Curated by: Cristana Napoleone and Emergence Magazine
Featuring: Alisha Anderson, Hattie Malloy, Terrain Projects, Adam Loften and
Emmanuel Vaughan-Lee.
Nestled amongst the industrial buildings of Fitzroy, Melbourne, lies Trees, a multisensory exhibition focused on the way humans interact with the natural environment. The exhibition provides a welcomed respite from the concreted environs it exists within — the installations, lending themselves to each of the human senses, provide the space with a respiratory feel. It is breathing, it is alive, and although I find myself within a steel roofed, fluorescently lit room, the space has been handed a voice.
Curated by Cristana Napoleone and Emergence Magazine, Trees features the video works of Alisha Anderson, botanical installations by Hattie Malloy, an interactive sensory installation designed by Terrain Projects and a virtual reality experience produced by Adam Loften and Emmanuel Vaughan-Lee. With such a diversity of form, Trees forces the contemplation of nature in social, virtual, psychological and political terms. And the works within combine to act as a repertory exploring the ways trees communicate with us – inviting visitors to rediscover a certain kinship, or moral community, with plants.
Terrain Project’s olfactory tanks, which take inspiration from Pulitzer nominee David Haksell’s essay ‘Eleven Ways of Smelling a Tree’, greets visitors as they enter the open-plan warehouse. The work, presented as eight separate scent-based ‘micro-climates’ trapped inside clear Perspex cubes, invites viewers to engage using their sense of smell. There are small, perforated air-holes reaching out of the cubes, and accompanying wall texts providing descriptions of the items inside and the emotions their scents may evoke. The scents are unique, often surprising, and the nostalgic Proustian reference is undeniable: memories of bonfires at the beach or Christmas lunches are unmasked into crisp lucidity from cubes containing charred gum-bark or a piles of fresh roses and honeycomb.
Hattie Mallow’s botanical sculptures, comprised predominantly of scutch grass and fennel, offer a convergence between practices of floristry, sculpture and ephemeral art. The works furnish the room, seemingly providing seats for passers-by, with grass bundled into several sinuous banks at the perfect height to sit on. They are also, however, whimsical depictions of mountainous forests, with large fennel growths standing proud over the largest mounds and sprawling flatlands that extend along the concrete flooring the works are perched on. The dichotomy here forces the consideration of the natural and unnatural, a jolting leap from the cold, man-made flooring to the earthly, entirely human-constructed turfing.

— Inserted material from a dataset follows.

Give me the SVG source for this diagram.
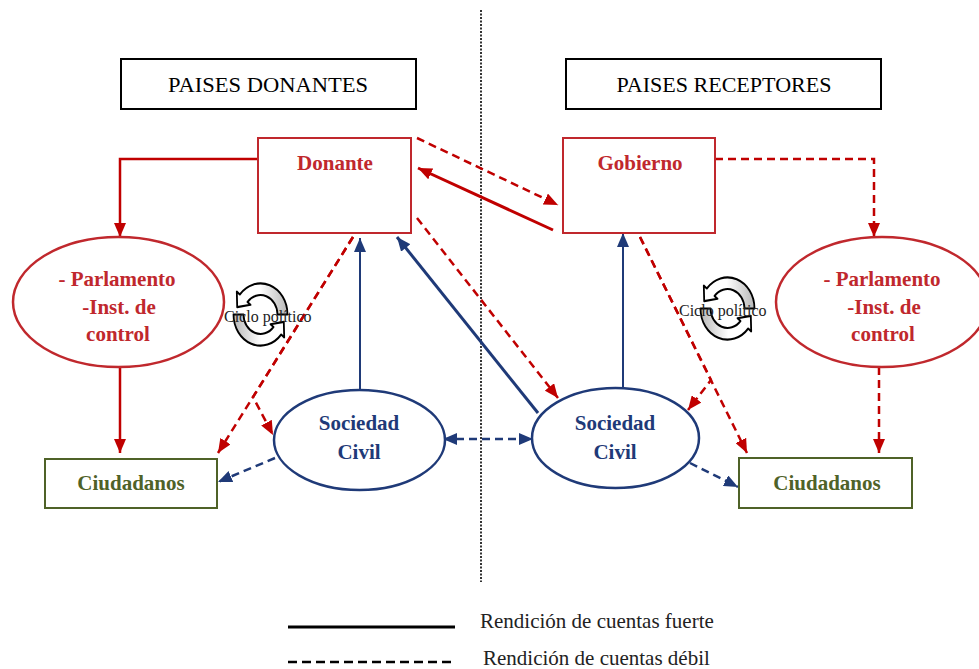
<svg xmlns="http://www.w3.org/2000/svg" width="979" height="669" viewBox="0 0 979 669">
<style>
.bg{fill:#ffffff}
.hdr{fill:#fff;stroke:#000;stroke-width:2}
.hdrt{font-family:"Liberation Serif",serif;font-size:21px;fill:#000;text-anchor:middle}
.rbox{fill:#fff;stroke:#C0282D;stroke-width:2}
.rell{fill:#fff;stroke:#C0282D;stroke-width:2.5}
.bell{fill:#fff;stroke:#1F3A78;stroke-width:2.5}
.gbox{fill:#fff;stroke:#4F6228;stroke-width:2}
.lbl{font-family:"Liberation Serif",serif;font-size:21px;font-weight:bold;text-anchor:middle}
.red{fill:#C0282D}
.blue{fill:#1F3A78}
.green{fill:#4F6228}
.rs{fill:none;stroke:#C00000;stroke-width:2.5}
.rd{fill:none;stroke:#C00000;stroke-width:2.5;stroke-dasharray:8 5}
.bs{fill:none;stroke:#1F3A78;stroke-width:2}
.bt{fill:none;stroke:#1F3A78;stroke-width:3}
.bd{fill:none;stroke:#1F3A78;stroke-width:2.5;stroke-dasharray:8 5}
.cyc{font-family:"Liberation Serif",serif;font-size:16px;fill:#222}
.leg{font-family:"Liberation Serif",serif;font-size:21px;fill:#222}
.icon{stroke:#000;stroke-width:1.8;stroke-linejoin:round}
</style>
<defs>
<marker id="ar" viewBox="0 0 14 12" refX="14" refY="6" markerWidth="14" markerHeight="12" markerUnits="userSpaceOnUse" orient="auto">
<path d="M0,0 L14,6 L0,12 Z" fill="#C00000"/>
</marker>
<marker id="ab" viewBox="0 0 14 12" refX="14" refY="6" markerWidth="14" markerHeight="12" markerUnits="userSpaceOnUse" orient="auto-start-reverse">
<path d="M0,0 L14,6 L0,12 Z" fill="#1F3A78"/>
</marker>
<linearGradient id="gg" x1="0" y1="0" x2="1" y2="0">
<stop offset="0" stop-color="#ffffff"/>
<stop offset="0.45" stop-color="#ffffff"/>
<stop offset="1" stop-color="#b8b8b8"/>
</linearGradient>
<g id="cycle">
<path class="icon" fill="url(#gg)" d="M27,0 A27,27 0 0 0 -20.7,-17.4 L-23.7,-19.9 L-23.3,-6.4 L-10,-8.4 L-13,-10.9 A17,17 0 0 1 17,0 Z"/>
<path class="icon" fill="url(#gg)" transform="rotate(180)" d="M27,0 A27,27 0 0 0 -20.7,-17.4 L-23.7,-19.9 L-23.3,-6.4 L-10,-8.4 L-13,-10.9 A17,17 0 0 1 17,0 Z"/>
</g>
</defs>
<rect class="bg" x="0" y="0" width="979" height="669"/>

<line x1="481" y1="10" x2="481" y2="582" stroke="#333" stroke-width="2" stroke-dasharray="2 1.5"/>

<g id="hdr-donantes">
<rect class="hdr" x="121" y="59" width="295" height="50"/>
<text class="hdrt" x="268" y="92" textLength="200" lengthAdjust="spacingAndGlyphs">PAISES DONANTES</text>
</g>
<g id="hdr-receptores">
<rect class="hdr" x="566" y="59" width="315" height="50"/>
<text class="hdrt" x="724" y="92" textLength="215" lengthAdjust="spacingAndGlyphs">PAISES RECEPTORES</text>
</g>

<g id="connectors">
<polyline class="rs" points="258,159 120,159 120,237" marker-end="url(#ar)"/>
<line class="rs" x1="120" y1="367" x2="120" y2="453" marker-end="url(#ar)"/>
<line class="rd" x1="353" y1="237" x2="218" y2="453" marker-end="url(#ar)"/>
<polyline class="rd" points="353,237 253,397 273,435" marker-end="url(#ar)"/>
<line class="bs" x1="360" y1="390" x2="360" y2="238" marker-end="url(#ab)"/>
<line class="bt" x1="538" y1="413" x2="397" y2="237" marker-end="url(#ab)"/>
<line class="rd" x1="417" y1="138" x2="558" y2="205" marker-end="url(#ar)"/>
<line class="rs" style="stroke-width:3" x1="553" y1="230" x2="418" y2="168" marker-end="url(#ar)"/>
<line class="rd" x1="417" y1="218" x2="558" y2="398" marker-end="url(#ar)"/>
<line class="bd" x1="443" y1="439" x2="533" y2="439" marker-start="url(#ab)" marker-end="url(#ab)"/>
<line class="bd" x1="275" y1="458" x2="218" y2="482" marker-end="url(#ab)"/>
<line class="bd" x1="690" y1="463" x2="738" y2="487" marker-end="url(#ab)"/>
<line class="bs" x1="623" y1="388" x2="623" y2="233" marker-end="url(#ab)"/>
<line class="rd" x1="640" y1="237" x2="747" y2="453" marker-end="url(#ar)"/>
<polyline class="rd" points="640,237 711,380 688,410" marker-end="url(#ar)"/>
<polyline class="rd" points="715,159 874,159 874,237" marker-end="url(#ar)"/>
<line class="rd" x1="879" y1="367" x2="879" y2="453" marker-end="url(#ar)"/>
</g>

<g id="donante">
<rect class="rbox" x="258" y="138" width="153" height="95"/>
<text class="lbl red" x="335" y="170">Donante</text>
</g>
<g id="gobierno">
<rect class="rbox" x="563" y="138" width="152" height="95"/>
<text class="lbl red" x="640" y="170">Gobierno</text>
</g>
<g id="parlamento-izq">
<ellipse class="rell" cx="118.5" cy="302" rx="105.5" ry="65"/>
<text class="lbl red" x="117" y="286">- Parlamento</text>
<text class="lbl red" x="119" y="314">-Inst. de</text>
<text class="lbl red" x="118" y="341">control</text>
</g>
<g id="parlamento-der">
<ellipse class="rell" cx="882" cy="302" rx="106" ry="65"/>
<text class="lbl red" x="882" y="286">- Parlamento</text>
<text class="lbl red" x="884" y="314">-Inst. de</text>
<text class="lbl red" x="883" y="341">control</text>
</g>
<g id="sociedad-izq">
<ellipse class="bell" cx="359.5" cy="440" rx="85.5" ry="50"/>
<text class="lbl blue" x="359" y="430">Sociedad</text>
<text class="lbl blue" x="359" y="459">Civil</text>
</g>
<g id="sociedad-der">
<ellipse class="bell" cx="615.5" cy="438" rx="83.5" ry="50"/>
<text class="lbl blue" x="615" y="430">Sociedad</text>
<text class="lbl blue" x="615" y="459">Civil</text>
</g>
<g id="ciudadanos-izq">
<rect class="gbox" x="45" y="459" width="172" height="49"/>
<text class="lbl green" x="131" y="490">Ciudadanos</text>
</g>
<g id="ciudadanos-der">
<rect class="gbox" x="739" y="458" width="173" height="50"/>
<text class="lbl green" x="827" y="490">Ciudadanos</text>
</g>

<g id="ciclo-izq">
<use href="#cycle" transform="translate(260.5,314.5) scale(1,1.15)"/>
<text class="cyc" x="224" y="322">Ciclo político</text>
</g>
<g id="ciclo-der">
<use href="#cycle" transform="translate(727.5,308.5) scale(1,1.15)"/>
<text class="cyc" x="679" y="316">Ciclo político</text>
</g>

<g id="leyenda">
<line x1="288" y1="627" x2="455" y2="627" stroke="#000" stroke-width="3"/>
<line x1="288" y1="662" x2="455" y2="662" stroke="#000" stroke-width="2.5" stroke-dasharray="9 5"/>
<text class="leg" x="480" y="628">Rendición de cuentas fuerte</text>
<text class="leg" x="483" y="665">Rendición de cuentas débil</text>
</g>
</svg>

Moving to the digital, Alisha Anderson’s Meristem and Adam Loften and Emmanuel Vaughan-Lee’s Sanctuaries of Silence are video works structured around the fluidity of nature through kaleidoscopic floral imagery and immersive recorded soundscapes. Anderson’s film is a result of documenting a native pine forest in Oregon following a devastating wildfire. The film follows a process of sitting, capturing burnt canopies, the slow return of birdlife to the charred area and the rehabilitation processes undertaken by arborists in the area. Even viewed through distance and a screen, the work captures the immense presence of the fallen and marginally standing giants left in the wake of fire, where the act of witnessing becomes inquisitive, retributory, and mournful.

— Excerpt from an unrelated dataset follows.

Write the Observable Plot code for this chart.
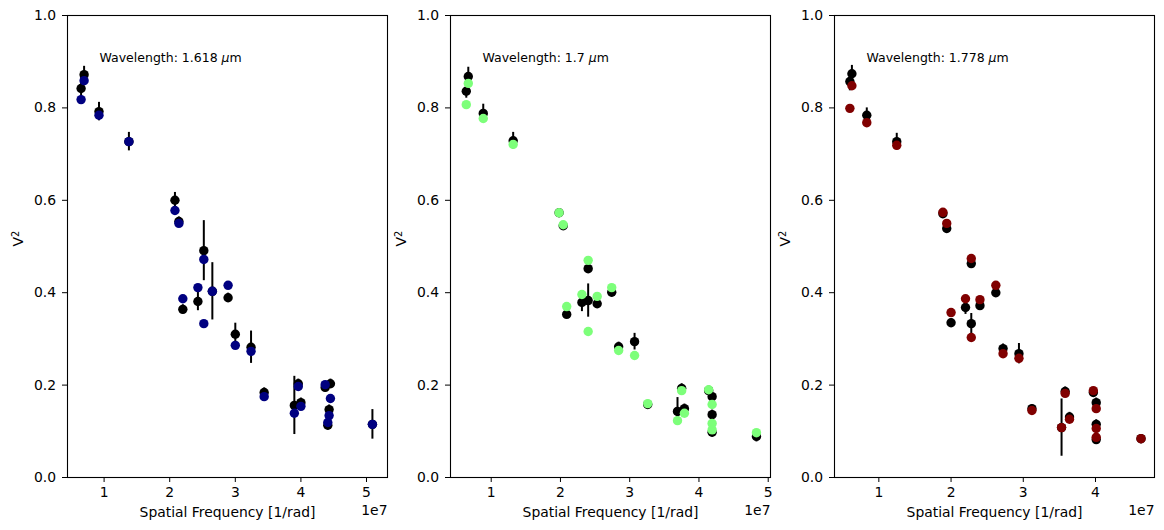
<!DOCTYPE html>
<html><head><meta charset="utf-8">
<script src="https://cdn.jsdelivr.net/npm/d3@7"></script>
<script src="https://cdn.jsdelivr.net/npm/@observablehq/plot@0.6"></script>
<style>
body{margin:0;background:#fff;}
#fig{position:relative;width:1164px;height:530px;overflow:hidden;background:#fff;}
#fig svg{position:absolute;top:0;}
</style></head><body><div id="fig"></div>
<script>
// Spatial frequency in units of 1e7 rad^-1
const wavelengths = ["1.618", "1.7", "1.778"];
const modelColors = ["#000080", "#7dff7a", "#800000"];
const yTicks = [0, 0.2, 0.4, 0.6, 0.8, 1.0];
const xTicks = [1, 2, 3, 4, 5];
const xLabel = "Spatial Frequency [1/rad]";
const yLabel = "V²";
const offsetLabel = "1e7";

// Panel 1 (1.618 µm)
const obs1X = [0.649,0.695,0.922,1.378,2.08,2.14,2.20,2.43,2.52,2.65,2.89,3.00,3.24,3.44,3.90,3.96,4.00,4.37,4.45,4.43,4.41,5.09];
const obs1V = [0.842,0.872,0.792,0.727,0.600,0.554,0.364,0.381,0.491,0.403,0.389,0.310,0.282,0.184,0.156,0.203,0.162,0.195,0.203,0.147,0.113,0.115];
const obs1E = [0.030,0.018,0.020,0.020,0.017,0.010,0.010,0.020,0.065,0.062,0.010,0.024,0.035,0.010,0.063,0.010,0.010,0.010,0.010,0.010,0.010,0.032];
const mod1X = [0.649,0.695,0.922,1.378,2.08,2.14,2.20,2.43,2.52,2.52,2.65,2.89,3.00,3.24,3.44,3.90,3.96,4.00,4.37,4.45,4.43,4.41,5.09];
const mod1V = [0.818,0.859,0.784,0.727,0.578,0.550,0.387,0.411,0.472,0.333,0.403,0.416,0.286,0.273,0.175,0.139,0.197,0.154,0.201,0.171,0.134,0.119,0.115];

// Panel 2 (1.7 µm)
const obs2X = [0.669,0.640,0.885,1.317,1.98,2.04,2.09,2.31,2.40,2.40,2.53,2.74,2.84,3.07,3.26,3.69,3.75,3.79,4.14,4.19,4.19,4.19,4.83];
const obs2V = [0.868,0.836,0.788,0.729,0.573,0.545,0.353,0.379,0.452,0.383,0.376,0.401,0.283,0.294,0.158,0.143,0.193,0.149,0.188,0.175,0.136,0.098,0.089];
const obs2E = [0.020,0.015,0.020,0.018,0.008,0.008,0.008,0.020,0.010,0.036,0.010,0.010,0.010,0.018,0.008,0.030,0.010,0.010,0.010,0.010,0.010,0.010,0.012];
const mod2X = [0.669,0.640,0.885,1.317,1.98,2.04,2.09,2.31,2.40,2.40,2.53,2.74,2.84,3.07,3.26,3.69,3.75,3.79,4.14,4.19,4.19,4.19,4.83];
const mod2V = [0.853,0.807,0.777,0.721,0.573,0.547,0.370,0.396,0.470,0.316,0.392,0.411,0.275,0.264,0.160,0.123,0.188,0.139,0.190,0.158,0.117,0.103,0.097];

// Panel 3 (1.778 µm)
const obs3X = [0.627,0.599,0.833,1.248,1.887,1.94,2.00,2.20,2.28,2.28,2.40,2.62,2.72,2.94,3.12,3.53,3.58,3.64,3.97,4.01,4.01,4.01,4.63];
const obs3V = [0.874,0.857,0.784,0.727,0.571,0.539,0.335,0.368,0.463,0.333,0.372,0.400,0.279,0.268,0.149,0.108,0.186,0.131,0.184,0.162,0.115,0.082,0.084];
const obs3E = [0.018,0.020,0.016,0.018,0.008,0.008,0.008,0.015,0.010,0.022,0.010,0.010,0.010,0.022,0.008,0.062,0.010,0.010,0.010,0.010,0.010,0.010,0.008];
const mod3X = [0.627,0.599,0.833,1.248,1.887,1.94,2.00,2.20,2.28,2.28,2.40,2.62,2.72,2.94,3.12,3.53,3.58,3.64,3.97,4.01,4.01,4.01,4.63];
const mod3V = [0.848,0.799,0.768,0.719,0.574,0.550,0.357,0.387,0.474,0.303,0.385,0.416,0.268,0.258,0.145,0.108,0.182,0.126,0.188,0.149,0.106,0.087,0.084];

const panels = [
  {obsX: obs1X, obsV: obs1V, obsE: obs1E, modX: mod1X, modV: mod1V, domain: [0.442, 5.32], left: 0, width: 400},
  {obsX: obs2X, obsV: obs2V, obsE: obs2E, modX: mod2X, modV: mod2V, domain: [0.412, 5.033], left: 383, width: 400},
  {obsX: obs3X, obsV: obs3V, obsE: obs3E, modX: mod3X, modV: mod3V, domain: [0.386, 4.817], left: 767, width: 397}
];

const fig = document.getElementById("fig");
panels.forEach((p, i) => {
  const obs = p.obsX.map((x, j) => ({x, v: p.obsV[j], e: p.obsE[j]}));
  const mod = p.modX.map((x, j) => ({x, v: p.modV[j]}));
  const ticks = xTicks.filter(t => t >= p.domain[0] && t <= p.domain[1]);
  const svg = Plot.plot({
    width: p.width, height: 530,
    marginLeft: 67, marginRight: p.width - 67 - 320, marginTop: 15, marginBottom: 53,
    style: {fontFamily: "DejaVu Sans", fontSize: "13.9px", color: "black", background: "transparent", overflow: "visible"},
    x: {domain: p.domain},
    y: {domain: [0, 1]},
    marks: [
      Plot.ruleX(obs, {x: "x", y1: d => d.v - d.e, y2: d => d.v + d.e, stroke: "black", strokeWidth: 2}),
      Plot.dot(obs, {x: "x", y: "v", r: 4.7, fill: "black"}),
      Plot.dot(mod, {x: "x", y: "v", r: 4.7, fill: modelColors[i]}),
      Plot.frame({stroke: "black", strokeWidth: 1.1}),
      Plot.axisX(ticks, {tickSize: 5, tickPadding: 5, tickFormat: d => String(d), label: null}),
      Plot.axisY(yTicks, {tickSize: 5, tickPadding: 6.5, tickFormat: d3.format(".1f"), label: null}),
      Plot.text([xLabel], {text: d => d, frameAnchor: "bottom", lineAnchor: "top", dy: 30, fontSize: 13.9, fill: "black"}),
      Plot.text([offsetLabel], {text: d => d, frameAnchor: "bottom-right", textAnchor: "end", lineAnchor: "top", dy: 28, fontSize: 13.9, fill: "black"}),
      Plot.text([yLabel], {text: d => d, frameAnchor: "left", rotate: -90, dx: -49, fontSize: 13.9, fill: "black"}),
      Plot.text(["Wavelength: " + wavelengths[i] + " μm"], {text: d => d, frameAnchor: "top-left", textAnchor: "start", lineAnchor: "top", dx: 32, dy: 38, fontSize: 12.5, fill: "black"})
    ]
  });
  svg.style.left = p.left + "px";
  d3.select(svg).selectAll("text").each(function() {
    const t = this.textContent;
    const sel = d3.select(this);
    if (t.startsWith("Wavelength")) {
      // italic mu as in matplotlib mathtext
      sel.text(null);
      sel.append("tspan").text("Wavelength: " + wavelengths[i] + " ");
      sel.append("tspan").attr("font-style", "italic").text("μ");
      sel.append("tspan").text("m");
    } else if (t === yLabel) {
      // V with a raised, smaller 2
      sel.text(null);
      sel.append("tspan").text("V");
      sel.append("tspan").attr("font-size", "9.7px").attr("dy", "-0.45em").text("2");
    }
  });
  fig.appendChild(svg);
});
</script>
</body></html>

The Atomic Tree, Loften and Vaughn-Lee’s virtual reality experience, draws influence from the delicacy of forests and the effects of man-made disasters. The film, set within an ancient Japanese cedar forest on the outskirts of Hiroshima – the site on which the world’s first atomic bomb was dropped in 1945 – encompasses a deep story of community and kinship. Nestled within the sparse forest lies a Buddhist temple which for generations has harvested white pine bonsai trees. The juxtaposition between the intricate, minute bonsai and the endless white hue of the forest creates a captivating visual parallel. Conveyed by a rapid editing of scenes between the two plants, large and small, the evident impact humans have on all delicate plant life requests a considered reflection on the delicate, interwoven world we live in.
The projects within Trees combine to form somewhat of a microcosm. In isolation, they appeal to one or two of our senses, however, when viewed collectively, they hold an edifying power that is entirely palpable. The exhibition traverses topics of life and death, tackled from both conservation and restorative angles, in which plants are provided a voice that visitors are in turn compelled to listen to. Coupled with its broad geographical perspective, a resulting awareness of the many concurrent processes of ruination are given light, while hope for environmentally focused productive activities is nonetheless evident.
Trees took place only months after one of the most devastating bushfire seasons in Australian history, offering an opportunity to reflect on and rethink the relationship between humans and the environment. It embodied what could be described as proto-ecological exhibition making: educational, hopeful, informative and, in many ways, capable of conveying ideas extremely pertinent to those who visited as the world continues to progress deeper into environmental instability.
Emerson Radisich is a curator and educator from Aotearoa. He is currently the Assistant Curator at Backwoods Gallery, teaches as the University of Melbourne, and is writing a thesis on public art festivals.